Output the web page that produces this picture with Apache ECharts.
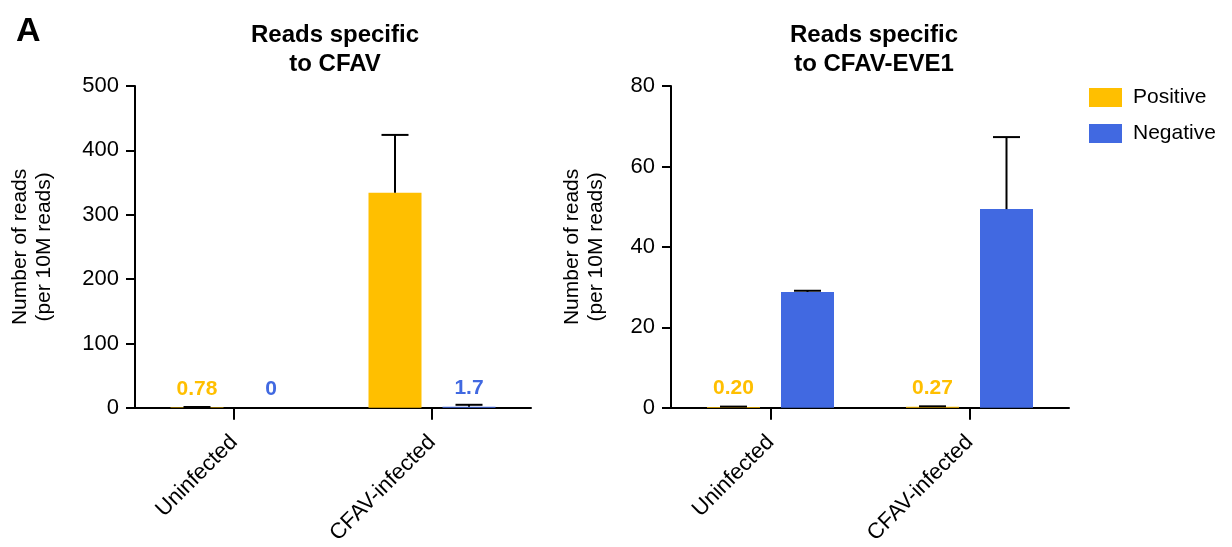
<!DOCTYPE html>
<html>
<head>
<meta charset="utf-8">
<script src="https://cdn.jsdelivr.net/npm/echarts@6/dist/echarts.min.js"></script>
<style>
html,body{margin:0;padding:0;background:#fff;}
#chart{width:1232px;height:547px;}
</style>
</head>
<body>
<div id="chart"></div>
<script>
const categories = ['Uninfected', 'CFAV-infected'];
const seriesNames = ['Positive', 'Negative'];

const cfavPositive = [0.78, 334];
const cfavPositiveErr = [0.5, 90];
const cfavPositiveLabels = ['0.78', ''];
const cfavNegative = [0, 1.7];
const cfavNegativeErr = [0, 3];
const cfavNegativeLabels = ['0', '1.7'];

const evePositive = [0.20, 0.27];
const evePositiveErr = [0.1, 0.1];
const evePositiveLabels = ['0.20', '0.27'];
const eveNegative = [28.8, 49.4];
const eveNegativeErr = [0.3, 17.9];
const eveNegativeLabels = ['', ''];

const cfavTicks = {min: 0, max: 500, interval: 100};
const eveTicks = {min: 0, max: 80, interval: 20};

const YELLOW = '#FFBF00';
const BLUE = '#4169E1';
const FONT = '"Liberation Sans", Arial, Helvetica, sans-serif';
const BAR_W = 53;
const BAR_GAP_PX = 21;
const OFFSET = (BAR_W + BAR_GAP_PX) / 2;

const chart = echarts.init(document.getElementById('chart'), null, {renderer: 'canvas'});

function barData(values, labels, color) {
  return values.map((v, i) => ({
    value: v,
    label: {
      show: labels[i] !== '',
      formatter: labels[i],
      position: 'top',
      distance: 8,
      color: color,
      fontSize: 21,
      fontWeight: 'bold',
      fontFamily: FONT
    }
  }));
}

function errData(values, errs) {
  return values.map((v, i) => [i, v, errs[i]]);
}

function errSeries(values, errs, offset, xi, yi) {
  return {
    type: 'custom',
    xAxisIndex: xi,
    yAxisIndex: yi,
    z: 10,
    silent: true,
    data: errData(values, errs),
    renderItem: function (params, api) {
      const x = api.value(0), y = api.value(1), e = api.value(2);
      if (!e) return null;
      const base = api.coord([x, y]);
      const top = api.coord([x, y + e]);
      const cx = base[0] + offset;
      const capW = 27;
      return {
        type: 'group',
        children: [
          {type: 'line', shape: {x1: cx, y1: base[1], x2: cx, y2: top[1]}, style: {stroke: '#000', lineWidth: 2}},
          {type: 'line', shape: {x1: cx - capW / 2, y1: top[1], x2: cx + capW / 2, y2: top[1]}, style: {stroke: '#000', lineWidth: 2}}
        ]
      };
    }
  };
}

function xAxis(gi) {
  return {
    type: 'category',
    gridIndex: gi,
    data: categories,
    axisLine: {lineStyle: {color: '#000', width: 2}},
    axisTick: {show: true, alignWithLabel: true, length: 12, lineStyle: {color: '#000', width: 2}},
    axisLabel: {rotate: 45, fontSize: 22, color: '#000', fontFamily: FONT, margin: 31}
  };
}

function yAxis(gi, ticks, gap) {
  return {
    type: 'value',
    gridIndex: gi,
    min: ticks.min, max: ticks.max, interval: ticks.interval,
    name: 'Number of reads\n(per 10M reads)',
    nameLocation: 'middle',
    nameRotate: 90,
    nameGap: gap,
    nameTextStyle: {fontSize: 21, color: '#000', fontFamily: FONT, lineHeight: 24},
    axisLine: {show: true, lineStyle: {color: '#000', width: 2}},
    axisTick: {show: true, length: 9, lineStyle: {color: '#000', width: 2}},
    axisLabel: {fontSize: 22, color: '#000', fontFamily: FONT, margin: 16},
    splitLine: {show: false}
  };
}

const option = {
  backgroundColor: '#fff',
  animation: false,
  title: [
    {text: 'A', left: 11, top: 10, textStyle: {fontSize: 34, fontWeight: 'bold', color: '#000', fontFamily: FONT}},
    {text: 'Reads specific\nto CFAV', left: 330, top: 16, textAlign: 'center',
     textStyle: {fontSize: 24, fontWeight: 'bold', color: '#000', fontFamily: FONT, lineHeight: 29}},
    {text: 'Reads specific\nto CFAV-EVE1', left: 869, top: 16, textAlign: 'center',
     textStyle: {fontSize: 24, fontWeight: 'bold', color: '#000', fontFamily: FONT, lineHeight: 29}}
  ],
  legend: {
    data: seriesNames,
    orient: 'vertical',
    left: 1089, top: 87,
    padding: 0,
    itemWidth: 33, itemHeight: 19, itemGap: 15,
    icon: 'rect',
    textStyle: {fontSize: 21, color: '#000', fontFamily: FONT, padding: [0, 0, 0, 6]}
  },
  grid: [
    {left: 135, width: 396, top: 86, height: 323},
    {left: 671, width: 398, top: 86, height: 322}
  ],
  xAxis: [xAxis(0), xAxis(1)],
  yAxis: [yAxis(0, cfavTicks, 79), yAxis(1, eveTicks, 63)],
  series: [
    {name: 'Positive', type: 'bar', xAxisIndex: 0, yAxisIndex: 0, barWidth: BAR_W, barGap: (BAR_GAP_PX / BAR_W * 100) + '%',
     itemStyle: {color: YELLOW}, data: barData(cfavPositive, cfavPositiveLabels, YELLOW)},
    {name: 'Negative', type: 'bar', xAxisIndex: 0, yAxisIndex: 0, barWidth: BAR_W, barGap: (BAR_GAP_PX / BAR_W * 100) + '%',
     itemStyle: {color: BLUE}, data: barData(cfavNegative, cfavNegativeLabels, BLUE)},
    {name: 'Positive', type: 'bar', xAxisIndex: 1, yAxisIndex: 1, barWidth: BAR_W, barGap: (BAR_GAP_PX / BAR_W * 100) + '%',
     itemStyle: {color: YELLOW}, data: barData(evePositive, evePositiveLabels, YELLOW)},
    {name: 'Negative', type: 'bar', xAxisIndex: 1, yAxisIndex: 1, barWidth: BAR_W, barGap: (BAR_GAP_PX / BAR_W * 100) + '%',
     itemStyle: {color: BLUE}, data: barData(eveNegative, eveNegativeLabels, BLUE)},
    errSeries(cfavPositive, cfavPositiveErr, -OFFSET, 0, 0),
    errSeries(cfavNegative, cfavNegativeErr, OFFSET, 0, 0),
    errSeries(evePositive, evePositiveErr, -OFFSET, 1, 1),
    errSeries(eveNegative, eveNegativeErr, OFFSET, 1, 1)
  ]
};
chart.setOption(option);
</script>
</body>
</html>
___
[Instruction] Take the listing above and restate it word for word, without its pictures.

[Answer to the task]
Output the web page that produces this picture with Apache ECharts.
<!DOCTYPE html>
<html>
<head>
<meta charset="utf-8">
<script src="https://cdn.jsdelivr.net/npm/echarts@6/dist/echarts.min.js"></script>
<style>
html,body{margin:0;padding:0;background:#fff;}
#chart{width:1232px;height:547px;}
</style>
</head>
<body>
<div id="chart"></div>
<script>
const categories = ['Uninfected', 'CFAV-infected'];
const seriesNames = ['Positive', 'Negative'];

const cfavPositive = [0.78, 334];
const cfavPositiveErr = [0.5, 90];
const cfavPositiveLabels = ['0.78', ''];
const cfavNegative = [0, 1.7];
const cfavNegativeErr = [0, 3];
const cfavNegativeLabels = ['0', '1.7'];

const evePositive = [0.20, 0.27];
const evePositiveErr = [0.1, 0.1];
const evePositiveLabels = ['0.20', '0.27'];
const eveNegative = [28.8, 49.4];
const eveNegativeErr = [0.3, 17.9];
const eveNegativeLabels = ['', ''];

const cfavTicks = {min: 0, max: 500, interval: 100};
const eveTicks = {min: 0, max: 80, interval: 20};

const YELLOW = '#FFBF00';
const BLUE = '#4169E1';
const FONT = '"Liberation Sans", Arial, Helvetica, sans-serif';
const BAR_W = 53;
const BAR_GAP_PX = 21;
const OFFSET = (BAR_W + BAR_GAP_PX) / 2;

const chart = echarts.init(document.getElementById('chart'), null, {renderer: 'canvas'});

function barData(values, labels, color) {
  return values.map((v, i) => ({
    value: v,
    label: {
      show: labels[i] !== '',
      formatter: labels[i],
      position: 'top',
      distance: 8,
      color: color,
      fontSize: 21,
      fontWeight: 'bold',
      fontFamily: FONT
    }
  }));
}

function errData(values, errs) {
  return values.map((v, i) => [i, v, errs[i]]);
}

function errSeries(values, errs, offset, xi, yi) {
  return {
    type: 'custom',
    xAxisIndex: xi,
    yAxisIndex: yi,
    z: 10,
    silent: true,
    data: errData(values, errs),
    renderItem: function (params, api) {
      const x = api.value(0), y = api.value(1), e = api.value(2);
      if (!e) return null;
      const base = api.coord([x, y]);
      const top = api.coord([x, y + e]);
      const cx = base[0] + offset;
      const capW = 27;
      return {
        type: 'group',
        children: [
          {type: 'line', shape: {x1: cx, y1: base[1], x2: cx, y2: top[1]}, style: {stroke: '#000', lineWidth: 2}},
          {type: 'line', shape: {x1: cx - capW / 2, y1: top[1], x2: cx + capW / 2, y2: top[1]}, style: {stroke: '#000', lineWidth: 2}}
        ]
      };
    }
  };
}

function xAxis(gi) {
  return {
    type: 'category',
    gridIndex: gi,
    data: categories,
    axisLine: {lineStyle: {color: '#000', width: 2}},
    axisTick: {show: true, alignWithLabel: true, length: 12, lineStyle: {color: '#000', width: 2}},
    axisLabel: {rotate: 45, fontSize: 22, color: '#000', fontFamily: FONT, margin: 31}
  };
}

function yAxis(gi, ticks, gap) {
  return {
    type: 'value',
    gridIndex: gi,
    min: ticks.min, max: ticks.max, interval: ticks.interval,
    name: 'Number of reads\n(per 10M reads)',
    nameLocation: 'middle',
    nameRotate: 90,
    nameGap: gap,
    nameTextStyle: {fontSize: 21, color: '#000', fontFamily: FONT, lineHeight: 24},
    axisLine: {show: true, lineStyle: {color: '#000', width: 2}},
    axisTick: {show: true, length: 9, lineStyle: {color: '#000', width: 2}},
    axisLabel: {fontSize: 22, color: '#000', fontFamily: FONT, margin: 16},
    splitLine: {show: false}
  };
}

const option = {
  backgroundColor: '#fff',
  animation: false,
  title: [
    {text: 'A', left: 11, top: 10, textStyle: {fontSize: 34, fontWeight: 'bold', color: '#000', fontFamily: FONT}},
    {text: 'Reads specific\nto CFAV', left: 330, top: 16, textAlign: 'center',
     textStyle: {fontSize: 24, fontWeight: 'bold', color: '#000', fontFamily: FONT, lineHeight: 29}},
    {text: 'Reads specific\nto CFAV-EVE1', left: 869, top: 16, textAlign: 'center',
     textStyle: {fontSize: 24, fontWeight: 'bold', color: '#000', fontFamily: FONT, lineHeight: 29}}
  ],
  legend: {
    data: seriesNames,
    orient: 'vertical',
    left: 1089, top: 87,
    padding: 0,
    itemWidth: 33, itemHeight: 19, itemGap: 15,
    icon: 'rect',
    textStyle: {fontSize: 21, color: '#000', fontFamily: FONT, padding: [0, 0, 0, 6]}
  },
  grid: [
    {left: 135, width: 396, top: 86, height: 323},
    {left: 671, width: 398, top: 86, height: 322}
  ],
  xAxis: [xAxis(0), xAxis(1)],
  yAxis: [yAxis(0, cfavTicks, 79), yAxis(1, eveTicks, 63)],
  series: [
    {name: 'Positive', type: 'bar', xAxisIndex: 0, yAxisIndex: 0, barWidth: BAR_W, barGap: (BAR_GAP_PX / BAR_W * 100) + '%',
     itemStyle: {color: YELLOW}, data: barData(cfavPositive, cfavPositiveLabels, YELLOW)},
    {name: 'Negative', type: 'bar', xAxisIndex: 0, yAxisIndex: 0, barWidth: BAR_W, barGap: (BAR_GAP_PX / BAR_W * 100) + '%',
     itemStyle: {color: BLUE}, data: barData(cfavNegative, cfavNegativeLabels, BLUE)},
    {name: 'Positive', type: 'bar', xAxisIndex: 1, yAxisIndex: 1, barWidth: BAR_W, barGap: (BAR_GAP_PX / BAR_W * 100) + '%',
     itemStyle: {color: YELLOW}, data: barData(evePositive, evePositiveLabels, YELLOW)},
    {name: 'Negative', type: 'bar', xAxisIndex: 1, yAxisIndex: 1, barWidth: BAR_W, barGap: (BAR_GAP_PX / BAR_W * 100) + '%',
     itemStyle: {color: BLUE}, data: barData(eveNegative, eveNegativeLabels, BLUE)},
    errSeries(cfavPositive, cfavPositiveErr, -OFFSET, 0, 0),
    errSeries(cfavNegative, cfavNegativeErr, OFFSET, 0, 0),
    errSeries(evePositive, evePositiveErr, -OFFSET, 1, 1),
    errSeries(eveNegative, eveNegativeErr, OFFSET, 1, 1)
  ]
};
chart.setOption(option);
</script>
</body>
</html>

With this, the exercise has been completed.